Presented by Associate Professor Jaan Mannik
The code of life in all living organisms on Earth is DNA. The DNA molecule is a polymer chain comprising A, T, G, C nucleobase monomers. The chain is typically about 1000 times longer than a characteristic dimension of a cell that hosts this molecule. How a DNA molecule is compacted in a cell determines how its encoded information is retrieved and duplicated.

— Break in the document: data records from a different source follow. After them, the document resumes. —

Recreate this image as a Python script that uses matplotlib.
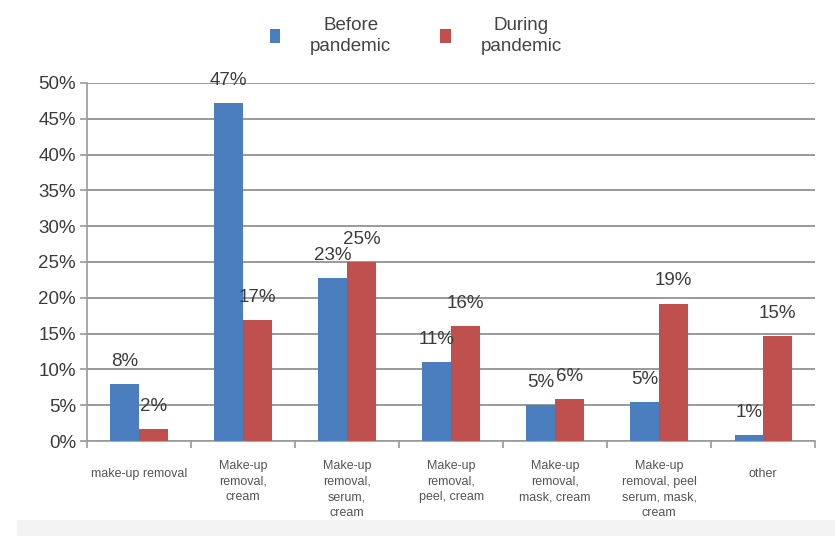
import numpy as np
import matplotlib
matplotlib.use("Agg")
import matplotlib.pyplot as plt
from matplotlib.patches import Patch, Rectangle
from matplotlib.ticker import FixedLocator, PercentFormatter
import matplotlib.transforms as mtransforms

plt.rcParams['font.family'] = ['Liberation Sans', 'DejaVu Sans']

# data (percent)
categories = [
    "make-up removal",
    "Make-up\nremoval,\ncream",
    "Make-up\nremoval,\nserum,\ncream",
    "Make-up\nremoval,\npeel, cream",
    "Make-up\nremoval,\nmask, cream",
    "Make-up\nremoval, peel\nserum, mask,\ncream",
    "other",
]
before = [8.0, 47.2, 22.7, 11.0, 5.0, 5.4, 0.8]
during = [1.7, 16.9, 25.0, 16.0, 5.9, 19.2, 14.6]
series_names = ["Before\npandemic", "During\npandemic"]

BLUE = "#4a7ebf"
RED = "#c0504d"
GRID = "#9a9a9a"
TXT = "#3c3c3c"

fig = plt.figure(figsize=(8.35, 5.36), dpi=100)
ax = fig.add_axes([0.1042, 0.1772, 0.872, 0.668])

# light grey strip at the very bottom of the picture
fig.patches.append(Rectangle((0.02, 0), 0.98, 16 / 536, transform=fig.transFigure,
                             facecolor="#f3f3f3", edgecolor="none", zorder=-1))

x = np.arange(len(categories))
w = 0.275
b1 = ax.bar(x - w / 2, before, w, color=BLUE, zorder=3)
b2 = ax.bar(x + w / 2, during, w, color=RED, zorder=3)

for bars, vals in ((b1, before), (b2, during)):
    for rect, v in zip(bars, vals):
        ax.annotate("%d%%" % round(v), (rect.get_x() + rect.get_width() / 2, v),
                    xytext=(0, 13), textcoords="offset points", ha="center",
                    va="baseline", fontsize=13.5, color=TXT, zorder=4)

ax.set_xlim(-0.5, len(categories) - 0.5)
ax.set_ylim(0, 50)
ax.set_yticks(np.arange(0, 51, 5))
ax.yaxis.set_major_formatter(PercentFormatter(decimals=0))
ax.yaxis.grid(True, color=GRID, linewidth=1.4, zorder=0)
ax.set_axisbelow(True)

# category labels at group centres, tick marks at group borders
ax.set_xticks(x)
ax.set_xticklabels(categories, fontsize=9, color="#555555", linespacing=1.38, va="top")
ax.xaxis.set_minor_locator(FixedLocator(np.arange(-0.5, len(categories), 1)))
ax.tick_params(axis="x", which="major", length=0, pad=14)
ax.tick_params(axis="x", which="minor", length=5, color=GRID, width=1.2)
ax.tick_params(axis="y", length=5, color=GRID, width=1.2, labelsize=13.5,
               labelcolor=TXT, pad=3)
for lab in ax.get_xticklabels():
    if "\n" not in lab.get_text():
        lab.set_transform(lab.get_transform() +
                          mtransforms.ScaledTranslation(0, -8 / 100, fig.dpi_scale_trans))

for s in ("top", "right"):
    ax.spines[s].set_visible(False)
for s in ("left", "bottom"):
    ax.spines[s].set_color(GRID)
    ax.spines[s].set_linewidth(1.2)

handles = [Patch(facecolor=BLUE), Patch(facecolor=RED)]
leg = fig.legend(handles, series_names, ncol=2, loc="center",
                 bbox_to_anchor=(0.498, 0.933), frameon=False, fontsize=13.5,
                 handlelength=0.55, handleheight=0.75, handletextpad=1.6,
                 columnspacing=2.6)
for t in leg.get_texts():
    t.set_multialignment("center")
    t.set_linespacing(1.3)
    t.set_color("#444444")

fig.savefig("out.png", dpi=100)
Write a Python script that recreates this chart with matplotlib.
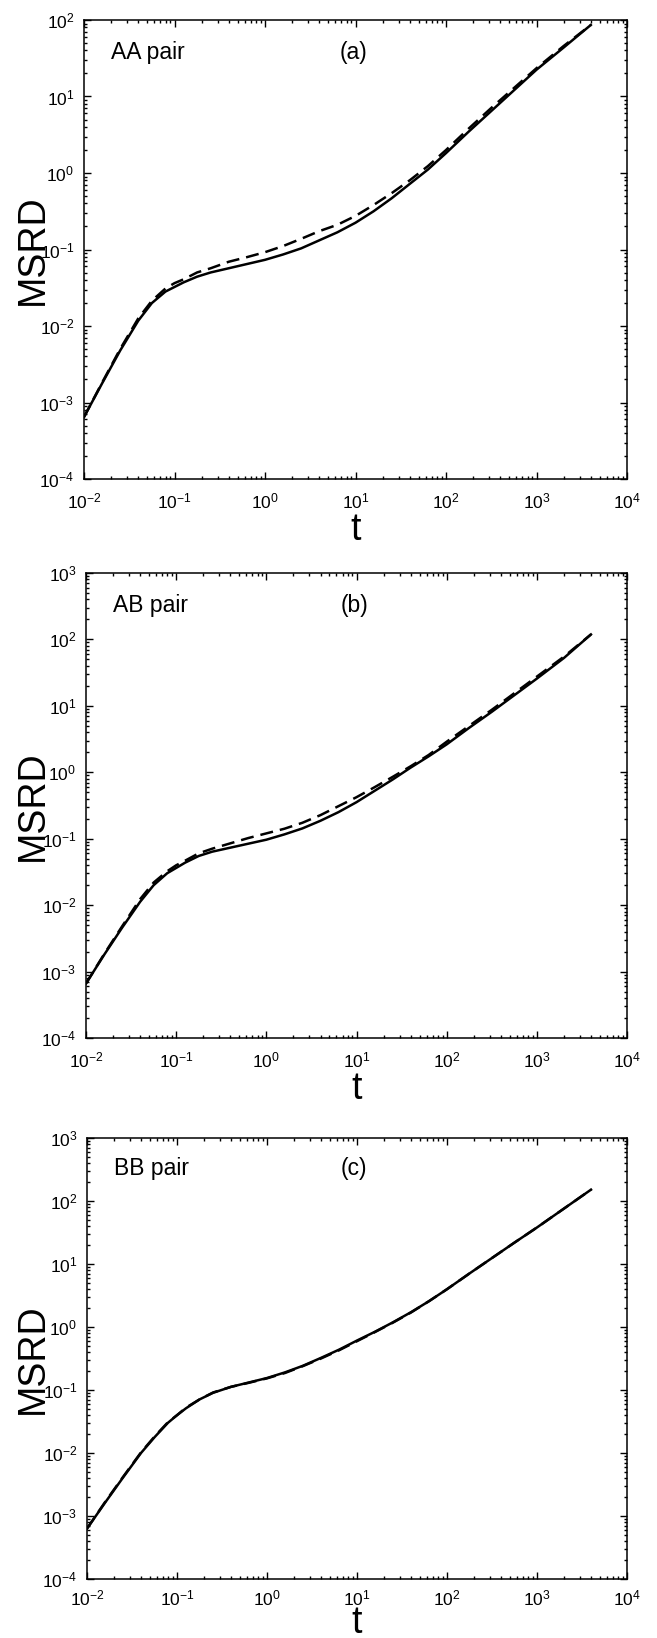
import numpy as np
import matplotlib
matplotlib.use("Agg")
import matplotlib.pyplot as plt
from matplotlib.ticker import LogLocator, FixedLocator

plt.rcParams['font.family'] = ['Liberation Sans', 'DejaVu Sans']
plt.rcParams['mathtext.fontset'] = 'custom'
plt.rcParams['mathtext.rm'] = 'Liberation Sans'
plt.rcParams['mathtext.it'] = 'Liberation Sans'

# log10(t) sample points
log_t = [-2, -1.8, -1.6, -1.4, -1.25, -1.1, -1.0, -0.9, -0.75, -0.6, -0.4, -0.2, 0,
         0.2, 0.4, 0.6, 0.8, 1.0, 1.2, 1.4, 1.6, 1.8, 2.0, 2.25, 2.5, 2.75, 3.0, 3.3, 3.6]

# log10(MSRD) values, panel (a) AA pair
aa_solid = [-3.19, -2.75, -2.32, -1.93, -1.70, -1.55, -1.49, -1.43, -1.355, -1.30, -1.245, -1.19, -1.135,
            -1.065, -0.985, -0.88, -0.775, -0.65, -0.50, -0.33, -0.142, 0.045, 0.26, 0.54, 0.81, 1.08, 1.35, 1.64, 1.935]
aa_dash = [-3.19, -2.74, -2.30, -1.90, -1.67, -1.51, -1.44, -1.39, -1.30, -1.245, -1.16, -1.10, -1.035,
           -0.955, -0.86, -0.76, -0.677, -0.561, -0.418, -0.263, -0.095, 0.09, 0.30, 0.58, 0.85, 1.11, 1.37, 1.66, 1.935]
# panel (b) AB pair
ab_solid = [-3.18, -2.75, -2.34, -1.95, -1.70, -1.52, -1.44, -1.36, -1.26, -1.195, -1.135, -1.075, -1.015,
            -0.935, -0.845, -0.73, -0.60, -0.45, -0.28, -0.11, 0.07, 0.24, 0.42, 0.67, 0.91, 1.16, 1.41, 1.72, 2.075]
ab_dash = [-3.18, -2.74, -2.32, -1.91, -1.66, -1.49, -1.40, -1.33, -1.22, -1.15, -1.07, -0.99, -0.92,
           -0.85, -0.76, -0.645, -0.51, -0.375, -0.225, -0.07, 0.09, 0.26, 0.46, 0.70, 0.94, 1.19, 1.44, 1.74, 2.075]
# panel (c) BB pair
bb_solid = [-3.20, -2.79, -2.39, -2.00, -1.75, -1.52, -1.40, -1.29, -1.15, -1.045, -0.95, -0.88, -0.81,
            -0.72, -0.615, -0.49, -0.36, -0.215, -0.075, 0.075, 0.235, 0.41, 0.60, 0.85, 1.095, 1.34, 1.58, 1.88, 2.18]
bb_dash = [-3.20, -2.78, -2.38, -1.99, -1.74, -1.51, -1.40, -1.28, -1.15, -1.04, -0.95, -0.885, -0.815,
           -0.73, -0.62, -0.50, -0.37, -0.225, -0.08, 0.07, 0.23, 0.41, 0.60, 0.85, 1.095, 1.34, 1.58, 1.88, 2.18]

pair_labels = ['AA pair', 'AB pair', 'BB pair']
panel_labels = ['(a)', '(b)', '(c)']
y_tops = [2, 3, 3]
x_ticks = [-2, -1, 0, 1, 2, 3, 4]

fig = plt.figure(figsize=(6.57, 16.38), dpi=100)
W, H = 657, 1638
boxes = [(84, 20, 627, 479), (86, 573, 627, 1038), (87, 1138, 627, 1579)]
t_baselines = [540, 1099, 1633]
x_pads = [9, 9, 7]
series = [(aa_solid, aa_dash), (ab_solid, ab_dash), (bb_solid, bb_dash)]

t = 10.0 ** np.array(log_t)
for i, (x0, y0, x1, y1) in enumerate(boxes):
    ax = fig.add_axes([x0 / W, 1 - y1 / H, (x1 - x0) / W, (y1 - y0) / H])
    s, d = series[i]
    ax.loglog(t, 10.0 ** np.array(d), color='black', lw=1.8, dashes=(5.2, 2.8))
    ax.loglog(t, 10.0 ** np.array(s), color='black', lw=1.8)
    ax.set_xlim(1e-2, 1e4)
    ax.set_ylim(1e-4, 10.0 ** y_tops[i])
    ax.xaxis.set_major_locator(FixedLocator([10.0 ** k for k in x_ticks]))
    ax.yaxis.set_major_locator(FixedLocator([10.0 ** k for k in range(-4, y_tops[i] + 1)]))
    ax.xaxis.set_minor_locator(LogLocator(base=10, subs=np.arange(2, 10), numticks=50))
    ax.yaxis.set_minor_locator(LogLocator(base=10, subs=np.arange(2, 10), numticks=50))
    ax.tick_params(which='both', direction='in', top=True, right=True, labelsize=12.5, width=1)
    ax.tick_params(which='major', length=5)
    ax.tick_params(axis='x', which='major', pad=x_pads[i])
    ax.tick_params(axis='y', which='major', pad=7)
    ax.tick_params(which='minor', length=2.5)
    for sp in ax.spines.values():
        sp.set_linewidth(1.1)
    hgt = y1 - y0
    ax.set_xlabel('t', fontsize=27, va='baseline')
    ax.xaxis.set_label_coords(0.5, -(t_baselines[i] - y1) / hgt)
    ax.set_ylabel('MSRD', fontsize=27)
    ax.yaxis.set_label_coords((51 - x0) / (x1 - x0), 0.5)
    ax.text(0.05, 0.93, pair_labels[i], transform=ax.transAxes, fontsize=16.5, va='center', ha='left')
    ax.text(0.47, 0.93, panel_labels[i], transform=ax.transAxes, fontsize=16.5, va='center', ha='left')

fig.savefig('out.png', dpi=100)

A nuclear membrane encloses DNA molecules in our cells, but no nuclear membrane is present in bacteria. Nevertheless, DNA in a bacterial cell is compacted to a distinct cellular region termed the nucleoid, which occupies about half of the cell volume. Several processes have been proposed to contribute to DNA compaction, including looping and cross-linking DNA by proteins, twisting DNA to supercoils by molecular motors, transient DNA attachments to the cell membrane, and osmotic compression by macromolecular crowders. We have studied the role of macromolecular crowders in compacting the Escherichia coli nucleoid in live cells. Altogether, our results support the idea that a diverse array of cytosolic proteins and stable RNA molecules are the main factors compacting the bacterial DNA to a distinct cellular entity that phase-separates from the rest of the cell. Equilibrium statistical physics appears thus to offer a sufficient framework to explain one of the main organizational principles in a bacterial cell.
Monday, September 20, 2021 at 3:30pm
Science and Engineering Building, 307
1414 Circle Drive, Knoxville, TN 37996